Now, be warned: My approach is pretty hacky, but its just meant to illustrate a point. Here is the regression model in full

functions{
  real sbg_lpdf(real time, real alpha, real beta){
    
    return lbeta(alpha+1, beta+time-1) - lbeta(alpha, beta);
  }
  
  real sbg_lccdf(real time, real alpha, real beta){
    
    return lbeta(alpha, beta + time) - lbeta(alpha, beta);
  }
  
}
data{
  // Observations
  int n;
  // Predictors (2 in this case)
  int p;
  array[n] real time;
  // Design matrix
  matrix[n, p] X;
  array[n] int lost;
  // These are the hacky bits.  I just don't want to work hard to 
  // Compute these in stan, so I do them in R.
  array[n] int sum_lost;
  array[n] int n_total;
}
transformed data{
  real truncation_time = max(time);
}
parameters{
  vector[p] zeta;
  vector[p] gamma;
}
transformed parameters{
  vector<lower=0, upper=1>[n] mu = inv_logit(X * zeta);
  vector<lower=0>[n] kappa = exp(X * gamma);
  
  // Kind of like beta regression.
  vector[n] alpha = mu./kappa;
  vector[n] beta = (1-mu)./kappa;
}
model{
  zeta ~ student_t(3.5, 0, 1);
  gamma ~ student_t(3.5, 0, 1);
  
  for(i in 1:n){
    if (time[i] == truncation_time){
      target += lost[i] * sbg_lpdf(time[i]| alpha[i], beta[i]);
      target += (n_total[i] - sum_lost[i]) * sbg_lccdf(truncation_time| alpha[i], beta[i]);
    }
    else{
      target += lost[i] * sbg_lpdf(time[i]| alpha[i], beta[i]);
    }
  }
}
generated quantities{
   array[n] real expected_surviving;
  
  for(i in 1:n){
    expected_surviving[i] = exp(sbg_lccdf(time[i]| alpha[i], beta[i]));
  }
}

Code

# Sorry for the spaghetti

regular_surv <- c( 631, 468, 382, 326, 289, 262, 241, 223, 207, 194, 183, 173)
highend_surv <- c( 869, 743, 653, 593, 551, 517, 491, 468, 445, 427, 409, 394)

d <- tibble(
  Regular = regular_surv,
  `High End` = highend_surv,
  time = 1:length(regular_surv)
) %>% 
  pivot_longer(Regular:`High End`, 
               names_to = 'customer', 
               values_to = 'surviving') %>% 
  group_by(customer) %>% 
  arrange(customer) %>% 
  mutate(high_end = as.numeric(customer=='High End'),
         lost = if_else(time ==1, 1000-surviving, lag(surviving, 1) - surviving),
         n_total=1000,
         sum_lost = sum(lost)) %>% 
  ungroup %>% 
  mutate(i = seq_along(time))
  
X <- model.matrix(~high_end, data=d)

stan_data <- list(
  n=nrow(X),
  p=ncol(X),
  X=X,
  n_total=d$n_total,
  lost=d$lost,
  time=d$time,
  sum_lost = d$sum_lost
)

model <- cmdstanr::cmdstan_model('sbg_regression.stan')

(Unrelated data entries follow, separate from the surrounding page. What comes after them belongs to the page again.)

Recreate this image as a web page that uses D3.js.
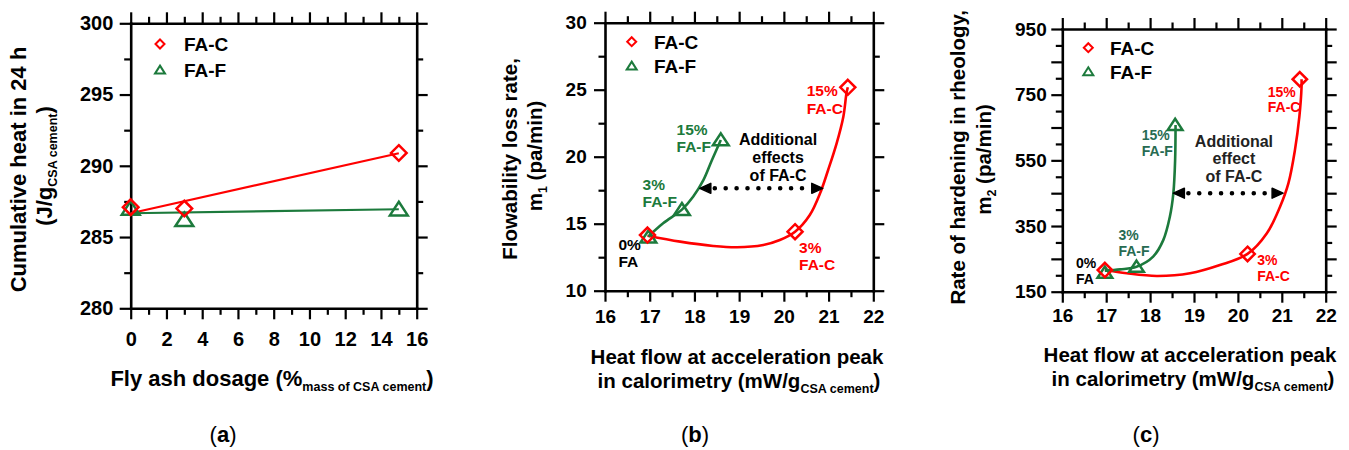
<!DOCTYPE html>
<html>
<head>
<meta charset="utf-8">
<script src="https://cdn.jsdelivr.net/npm/d3@7"></script>
<style>
  body { margin: 0; background: #fff; }
  text { font-family: "Liberation Sans", Arial, sans-serif; }
</style>
</head>
<body>
<svg id="chart" width="1349" height="450"></svg>
<script>
// ---- DATA ----

// (a) cumulative heat in 24 h vs fly ash dosage
const dosage = [0, 3, 15];
const heatFAC = [287.1, 287.0, 290.9];
const heatFAF = [287.0, 286.2, 286.95];
const fitDosage = [0, 15];
const fitHeatFAC = [286.67, 290.88];
const fitHeatFAF = [286.67, 286.95];

// (b) flowability loss rate m1 vs heat flow at acceleration peak
const peakFAC_b = [16.95, 20.25, 21.43];
const m1FAC = [14.15, 14.4, 25.18];
const peakFAF_b = [16.97, 17.72, 18.59];
const m1FAF = [14.0, 16.05, 21.25];
// trend curves
const trendB_FAC = [[16.95, 14.1], [17.68, 13.66], [18.42, 13.34], [18.95, 13.24], [19.54, 13.41], [19.91, 13.78],
  [20.25, 14.4], [20.58, 15.65], [20.81, 17.27], [20.99, 19.01], [21.18, 21.0], [21.33, 22.99], [21.4, 24.73], [21.43, 25.18]];
const trendB_FAF = [[16.97, 14.05], [17.3, 15.03], [17.72, 16.05], [17.97, 17.01], [18.2, 18.25], [18.39, 19.74], [18.59, 21.25]];
const arrowB = [[18.12, 17.64], [20.87, 17.64]];

// (c) rate of hardening m2 vs heat flow at acceleration peak
const peakFAC_c = [16.97, 20.22, 21.41];
const m2FAC = [216, 265, 797];
const peakFAF_c = [16.97, 17.69, 18.57];
const m2FAF = [208, 226, 658];
const trendC_FAC = [[16.97, 216], [17.47, 206], [18.15, 198], [18.91, 206], [19.59, 231], [20.22, 265], [20.66, 328],
  [20.96, 409], [21.15, 480], [21.3, 582], [21.4, 683], [21.45, 774], [21.45, 797]];
const trendC_FAF = [[16.97, 214], [17.32, 218], [17.69, 226], [18.07, 257], [18.3, 307], [18.45, 378], [18.53, 450],
  [18.57, 551], [18.58, 658]];
const arrowC = [[18.53, 450], [21.03, 450]];

// tick values
const ticksA_x = [0, 2, 4, 6, 8, 10, 12, 14, 16];
const minorA_x = [1, 3, 5, 7, 9, 11, 13, 15];
const ticksA_y = [280, 285, 290, 295, 300];
const minorA_y = [282.5, 287.5, 292.5, 297.5];
const ticksBC_x = [16, 17, 18, 19, 20, 21, 22];
const minorBC_x = [16.5, 17.5, 18.5, 19.5, 20.5, 21.5];
const ticksB_y = [10, 15, 20, 25, 30];
const minorB_y = [12.5, 17.5, 22.5, 27.5];
const ticksC_y = [150, 250, 350, 450, 550, 650, 750, 850, 950];
const labelsC_y = [150, 350, 550, 750, 950];
const minorC_y = [200, 300, 400, 500, 600, 700, 800, 900];

// annotations: lines + anchor (data units, first baseline)
const notesB = [
  { lines: ["15%", "FA-F"], at: [17.6, 21.63], kind: "F" },
  { lines: ["3%", "FA-F"], at: [16.84, 17.53], kind: "F" },
  { lines: ["0%", "FA"], at: [16.3, 13.05], kind: "0" },
  { lines: ["15%", "FA-C"], at: [20.51, 24.51], kind: "C" },
  { lines: ["3%", "FA-C"], at: [20.34, 12.83], kind: "C" },
];
const effectB = ["Additional", "effects", "of FA-C"];
const effectB_at = [19.87, 20.9];
const notesC = [
  { lines: ["15%", "FA-F"], at: [17.81, 612], kind: "F" },
  { lines: ["3%", "FA-F"], at: [17.28, 307], kind: "F" },
  { lines: ["0%", "FA"], at: [16.31, 221], kind: "0" },
  { lines: ["15%", "FA-C"], at: [20.68, 744], kind: "C" },
  { lines: ["3%", "FA-C"], at: [20.44, 231], kind: "C" },
];
const effectC = ["Additional", "effect", "of FA-C"];
const effectC_at = [19.91, 592];

// ---- STYLE ----
const RED = "#ff0000";
const GREEN = "#1c7a3c";
const GREEN_C = "#276b52";
const FONT = '"Liberation Sans", Arial, sans-serif';

const svg = d3.select("#chart");

// Diamond and triangle outlines
function diamond(r) {
  return `M0,${-r}L${r},0L0,${r}L${-r},0Z`;
}
function triangle(w, h) {
  return `M0,${-h * 0.55}L${w / 2},${h * 0.45}L${-w / 2},${h * 0.45}Z`;
}

// Frame with outward ticks on all four sides
function drawFrame(g, x, y, o) {
  const [yb, yt] = y.range();
  const [xl, xr] = x.range();
  const sides = [
    [d3.axisBottom, x, `translate(0,${yb})`, o.xMajor, o.xMinor, true, o.xPad],
    [d3.axisTop, x, `translate(0,${yt})`, o.xMajor, o.xMinor, false, 0],
    [d3.axisLeft, y, `translate(${xl},0)`, o.yMajor, o.yMinor, true, o.yPad],
    [d3.axisRight, y, `translate(${xr},0)`, o.yMajor, o.yMinor, false, 0],
  ];
  sides.forEach(([maker, scale, pos, major, minor, labels, pad]) => {
    const gmin = g.append("g").attr("transform", pos)
      .call(maker(scale).tickValues(minor).tickSizeInner(6.5).tickSizeOuter(0).tickFormat(""));
    gmin.select(".domain").remove();
    gmin.selectAll(".tick line").attr("stroke", "#000").attr("stroke-width", 2.2);

    const gmaj = g.append("g").attr("transform", pos)
      .call(maker(scale).tickValues(major).tickSizeInner(11).tickSizeOuter(0).tickPadding(pad)
        .tickFormat(labels ? (o.fmt || ((d) => d)) : ""));
    gmaj.select(".domain").attr("stroke", "#000").attr("stroke-width", 2.6).attr("stroke-linecap", "square");
    gmaj.selectAll(".tick line").attr("stroke", "#000").attr("stroke-width", 2.2);
    gmaj.selectAll(".tick text")
      .attr("font-family", FONT).attr("font-size", o.tickFont || 19).attr("font-weight", "bold").attr("fill", "#000");
  });
}

// legend: off = [marker dx, first row dy, text dx, row gap] from plot top-left
function drawLegend(g, x, y, off) {
  const x0 = x.range()[0];
  const lx = x0 + off[0];
  const ly = y.range()[1] + off[1];
  g.append("path").attr("d", diamond(4.5)).attr("transform", `translate(${lx},${ly})`)
    .attr("fill", "none").attr("stroke", RED).attr("stroke-width", 2);
  g.append("path").attr("d", triangle(10, 8)).attr("transform", `translate(${lx},${ly + off[3]})`)
    .attr("fill", "none").attr("stroke", GREEN).attr("stroke-width", 2);
  [["FA-C", 0], ["FA-F", off[3]]].forEach(([t, dy]) => {
    g.append("text").attr("x", x0 + off[2]).attr("y", ly + dy).attr("dy", "0.36em")
      .attr("font-size", 19).attr("font-weight", "bold").text(t);
  });
}

function drawMarkers(g, x, y, xs, ys, kind, size) {
  g.append("g").selectAll("path").data(xs).join("path")
    .attr("d", kind === "C" ? diamond(size) : triangle(size * 2.1, size * 1.6))
    .attr("transform", (d, i) => `translate(${x(d)},${y(ys[i])})`)
    .attr("fill", "none")
    .attr("stroke", kind === "C" ? RED : GREEN)
    .attr("stroke-width", 2.5);
}

function drawTrend(g, x, y, pts, color) {
  const line = d3.line().x((d) => x(d[0])).y((d) => y(d[1])).curve(d3.curveCatmullRom.alpha(0.5));
  g.append("path").attr("d", line(pts)).attr("fill", "none").attr("stroke", color).attr("stroke-width", 2.6);
}

function drawArrow(g, x, y, ends) {
  const x0 = x(ends[0][0]), x1 = x(ends[1][0]), yy = y(ends[0][1]);
  g.append("line").attr("x1", x0 + 15).attr("x2", x1 - 12).attr("y1", yy).attr("y2", yy)
    .attr("stroke", "#000").attr("stroke-width", 4.6).attr("stroke-linecap", "round")
    .attr("stroke-dasharray", "0 10.9");
  g.append("path").attr("d", `M${x0},${yy}L${x0 + 11},${yy - 5}L${x0 + 11},${yy + 5}Z`)
    .attr("fill", "#000").attr("stroke", "#000").attr("stroke-width", 1.5).attr("stroke-linejoin", "round");
  g.append("path").attr("d", `M${x1},${yy}L${x1 - 11},${yy - 5}L${x1 - 11},${yy + 5}Z`)
    .attr("fill", "#000").attr("stroke", "#000").attr("stroke-width", 1.5).attr("stroke-linejoin", "round");
}

function drawNotes(g, x, y, notes, size, lh, greenColor) {
  notes.forEach((n) => {
    const color = n.kind === "C" ? RED : n.kind === "F" ? greenColor : "#000";
    const t = g.append("text").attr("x", x(n.at[0])).attr("y", y(n.at[1]))
      .attr("font-size", size).attr("font-weight", "bold").attr("fill", color);
    n.lines.forEach((s, i) => t.append("tspan").attr("x", x(n.at[0])).attr("dy", i ? lh : 0).text(s));
  });
}

function drawEffect(g, x, y, lines, at, size, lh, color) {
  const t = g.append("text").attr("x", x(at[0])).attr("y", y(at[1])).attr("text-anchor", "middle")
    .attr("font-size", size).attr("font-weight", "bold").attr("fill", color);
  lines.forEach((s, i) => t.append("tspan").attr("x", x(at[0])).attr("dy", i ? lh : 0).text(s));
}

// text with subscript parts: parts = [[text, isSub], ...]
function richText(sel, parts, size, subSize, shift) {
  let down = false;
  parts.forEach(([s, sub]) => {
    const ts = sel.append("tspan").text(s);
    if (sub) { ts.attr("font-size", subSize).attr("dy", shift); down = true; }
    else if (down) { ts.attr("dy", -shift); down = false; }
  });
  return sel;
}

function yTitle(g, bx, cy, parts, size) {
  const t = g.append("text").attr("transform", `translate(${bx},${cy}) rotate(-90)`)
    .attr("text-anchor", "middle").attr("font-size", size).attr("font-weight", "bold");
  return richText(t, parts, size, 12.5, 5);
}

function xTitle(g, cx, by, parts, size) {
  const t = g.append("text").attr("x", cx).attr("y", by)
    .attr("text-anchor", "middle").attr("font-size", size).attr("font-weight", "bold");
  return richText(t, parts, size, 12.5, 5);
}

function panelTag(g, cx, by, letter) {
  const t = g.append("text").attr("x", cx).attr("y", by).attr("text-anchor", "middle")
    .attr("font-family", '"Liberation Serif", "Times New Roman", serif').attr("font-size", 22);
  t.append("tspan").text("(");
  t.append("tspan").attr("font-weight", "bold").text(letter);
  t.append("tspan").text(")");
}

// ---- PANEL (a) ----
{
  const g = svg.append("g");
  const x = d3.scaleLinear().domain([0, 16]).range([130.7, 416.7]);
  const y = d3.scaleLinear().domain([280, 300]).range([308.3, 23.3]);
  drawFrame(g, x, y, { xMajor: ticksA_x, xMinor: minorA_x, yMajor: ticksA_y, yMinor: minorA_y, xPad: 12.4, yPad: 6.4, tickFont: 20 });

  const fit = d3.line().x((d) => x(d[0])).y((d) => y(d[1]));
  g.append("path").attr("d", fit(fitDosage.map((d, i) => [d, fitHeatFAC[i]])))
    .attr("fill", "none").attr("stroke", RED).attr("stroke-width", 2.2);
  g.append("path").attr("d", fit(fitDosage.map((d, i) => [d, fitHeatFAF[i]])))
    .attr("fill", "none").attr("stroke", GREEN).attr("stroke-width", 2.2);
  drawMarkers(g, x, y, dosage, heatFAF, "F", 8.5);
  drawMarkers(g, x, y, dosage, heatFAC, "C", 7.8);
  drawLegend(g, x, y, [29.3, 20.7, 53.3, 26]);

  yTitle(g, 26, 169.5, [["Cumulative heat in 24 h", false]], 22);
  yTitle(g, 52, 166, [["(J/g", false], ["CSA cement", true], [")", false]], 22);
  xTitle(g, 272, 386, [["Fly ash dosage (%", false], ["mass of CSA cement", true], [")", false]], 22);
  panelTag(g, 223, 442, "a");
}

// ---- PANEL (b) ----
{
  const g = svg.append("g");
  const x = d3.scaleLinear().domain([16, 22]).range([605, 873.3]);
  const y = d3.scaleLinear().domain([10, 30]).range([290.7, 22.7]);
  drawFrame(g, x, y, { xMajor: ticksBC_x, xMinor: minorBC_x, yMajor: ticksB_y, yMinor: minorB_y, xPad: 8.3, yPad: 7.3 });

  drawTrend(g, x, y, trendB_FAC, RED);
  drawTrend(g, x, y, trendB_FAF, GREEN);
  drawMarkers(g, x, y, peakFAF_b, m1FAF, "F", 7.5);
  drawMarkers(g, x, y, peakFAC_b, m1FAC, "C", 7.5);
  drawArrow(g, x, y, arrowB);
  drawNotes(g, x, y, notesB, 15.5, 17.6, GREEN);
  drawEffect(g, x, y, effectB, effectB_at, 16, 18, "#000");
  drawLegend(g, x, y, [26.7, 19, 49, 24.3]);

  yTitle(g, 517, 159, [["Flowability loss rate,", false]], 20.5);
  yTitle(g, 541.5, 156, [["m", false], ["1", true], [" (pa/min)", false]], 20.5);
  xTitle(g, 737, 364, [["Heat flow at acceleration peak", false]], 20.5);
  xTitle(g, 739, 388, [["in calorimetry (mW/g", false], ["CSA cement", true], [")", false]], 20.5);
  panelTag(g, 695, 442, "b");
}

// ---- PANEL (c) ----
{
  const g = svg.append("g");
  const x = d3.scaleLinear().domain([16, 22]).range([1062.3, 1325.7]);
  const y = d3.scaleLinear().domain([150, 950]).range([291.7, 29]);
  drawFrame(g, x, y, {
    xMajor: ticksBC_x, xMinor: minorBC_x, yMajor: ticksC_y, yMinor: minorC_y, xPad: 5.6, yPad: 4.6,
    fmt: (d) => (labelsC_y.includes(d) || ticksBC_x.includes(d) ? d : ""),
  });

  drawTrend(g, x, y, trendC_FAC, RED);
  drawTrend(g, x, y, trendC_FAF, GREEN);
  drawMarkers(g, x, y, peakFAF_c, m2FAF, "F", 7);
  drawMarkers(g, x, y, peakFAC_c, m2FAC, "C", 7.2);
  drawArrow(g, x, y, arrowC);
  drawNotes(g, x, y, notesC, 14, 15.7, GREEN_C);
  drawEffect(g, x, y, effectC, effectC_at, 16, 17.8, "#222");
  drawLegend(g, x, y, [26, 18.7, 47.7, 24]);

  yTitle(g, 965, 157.3, [["Rate of hardening in rheology,", false]], 20.5);
  yTitle(g, 991, 159.5, [["m", false], ["2", true], [" (pa/min)", false]], 20.5);
  xTitle(g, 1190, 362, [["Heat flow at acceleration peak", false]], 20.5);
  xTitle(g, 1193, 386, [["in calorimetry (mW/g", false], ["CSA cement", true], [")", false]], 20.5);
  panelTag(g, 1146, 442, "c");
}
</script>
</body>
</html>
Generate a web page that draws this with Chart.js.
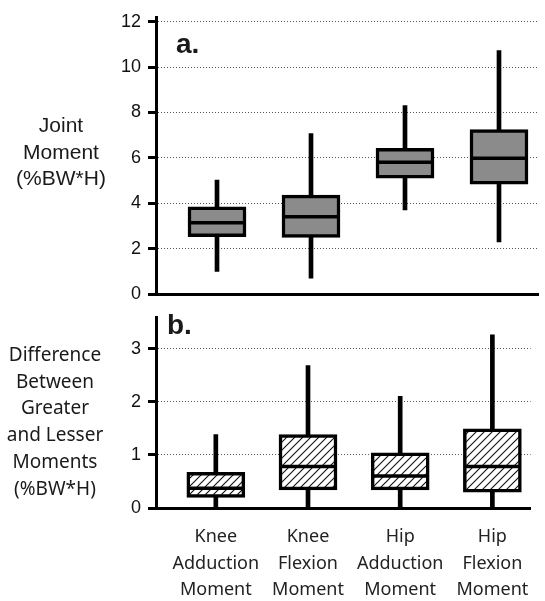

chains <- parallel::detectCores()
fit <- model$sample(stan_data, parallel_chains = chains, refresh = 0)

Running MCMC with 4 chains, at most 10 in parallel...

Chain 1 finished in 0.2 seconds.
Chain 2 finished in 0.2 seconds.
Chain 3 finished in 0.2 seconds.
Chain 4 finished in 0.2 seconds.

All 4 chains finished successfully.
Mean chain execution time: 0.2 seconds.
Total execution time: 0.3 seconds.

Code

fit %>% 
  spread_draws(expected_surviving[i]) %>% 
  mean_qi %>% 
  left_join(d) %>% 
  ggplot() + 
  geom_point(aes(time, surviving, color=customer)) + 
  geom_line(aes(time, 1000*expected_surviving, color=customer)) + 
  geom_ribbon(aes(time, 1000*expected_surviving, ymin = 1000*.lower, ymax = 1000*.upper, fill=customer), alpha = 0.25) + 
  see::theme_modern() + 
  ylim(c(0, 1000)) + 
  ylab('Customers Surviving') +
  xlab('Time') + 
  see::theme_modern() + 
  theme(aspect.ratio = 1/1.61,
        panel.grid.major = element_line()) + 
  scale_color_brewer(palette = 'Set1') + 
  scale_fill_brewer(palette = 'Set1')

References

Fader, Peter S., and Bruce GS Hardie. “How to project customer retention.” Journal of Interactive Marketing 21.1 (2007): 76-90.